Wednesday, February 23, 2011

Alligator Man: Another Weird Detour in Washington State


On our last family road trip to Washington we stumbled on the remote town of Forks, the vampire and werewolf capitol of the world (or at least according to Hollywood). So when we packed up for a weekend of clamming near Long Beach I wasn't expecting our trip to rival the freakiness of our previous sojourn. Enter Alligator Man.

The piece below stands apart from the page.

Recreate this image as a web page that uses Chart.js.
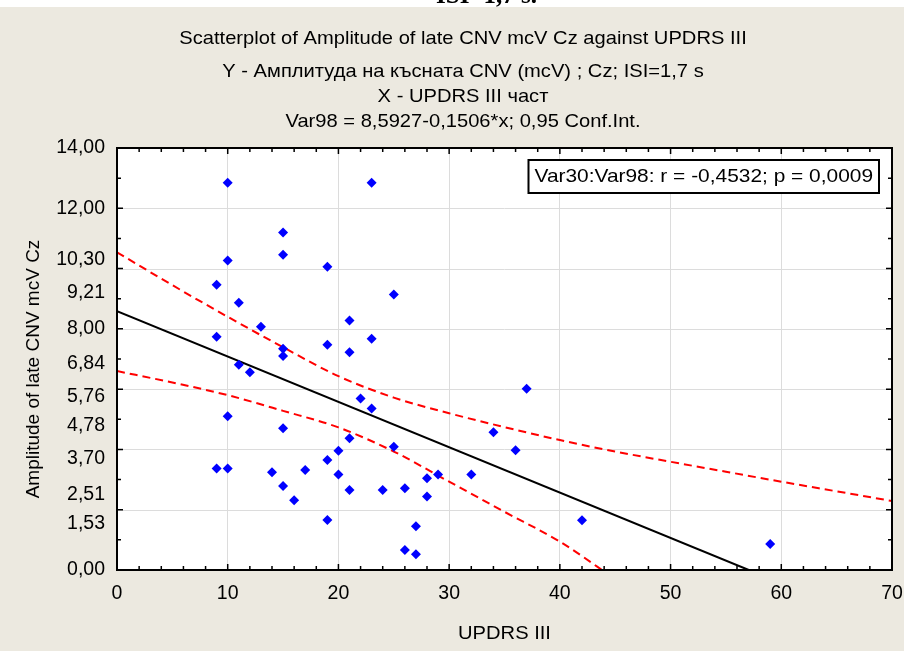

After harvesting a bounty of four razor clams near Cape Disappointment and freezing our a***es off all night in a tent, we decided to warm our spirits with a visit to a little museum a friend told us about that held Alligator Man - a disturbing mummified half-man half-alligator that may or may not be real. After driving through a few abandoned looking towns with "For Sale" signs up everywhere we arrived in Long Beach and to Marsh's Free Museum which was bustling compared with the rest of town, with a full parking lot and people milling around outside. Marsh's itself is more of a store than anything else selling tacky tourist magnets, stickers, seashells and knickknacks. The actual museum is crammed at the back and at first glance looks like a bunch of garage sale fodder.



But we'd heard about Alligator Man and by golly we were going to find him. Past the automated 50s style fortune telling machine and a few taxidermy stuffed animals we found him. He's in a big glass display case, is about four and a half feet long from head to tail and is all black and shriveled like an un-bandaged mummy. The head and upper body probably is from a real human - it's too realistic and well done to be a fake - and the bottom half is obviously from a real alligator. There's no obvious area where you can see that the two have been stuck together - it's a brilliant work of taxidermy if anything else and honestly, it's one of those things that you can't really gauge your emotions on. Did the top human half come from a mummy bought in Egypt way back when? Was someone killed or dug up to make this thing? None of these questions are answered, and Alligator Man just sits there baring his spiky teeth with a half-petrified half-aggressive gape.

The funniest part was that even though the museum was packed and Alligator Man was the star attraction, no one seemed to take any notice of him. People casually walked by, stopped to look then moved on. What was going through these people's heads I can hardly imagine: "oh there's a dead human body sewn together with an alligator," or "oh a real-life mutant alien horror movie creature, how nice." And yet, no one gave him a second glance or seemed to register that they were looking at anything odd.




Elsewhere in the museum is an even less fawned upon but very real shrunken human head and an utterly ignored taxidermy stuffed six-legged calf. Most visitors seemed to be there to shop, stocking up on "Beer, it's what's for breakfast" bumper stickers and candy. The freakish stuff was just a sideshow at the back of a room.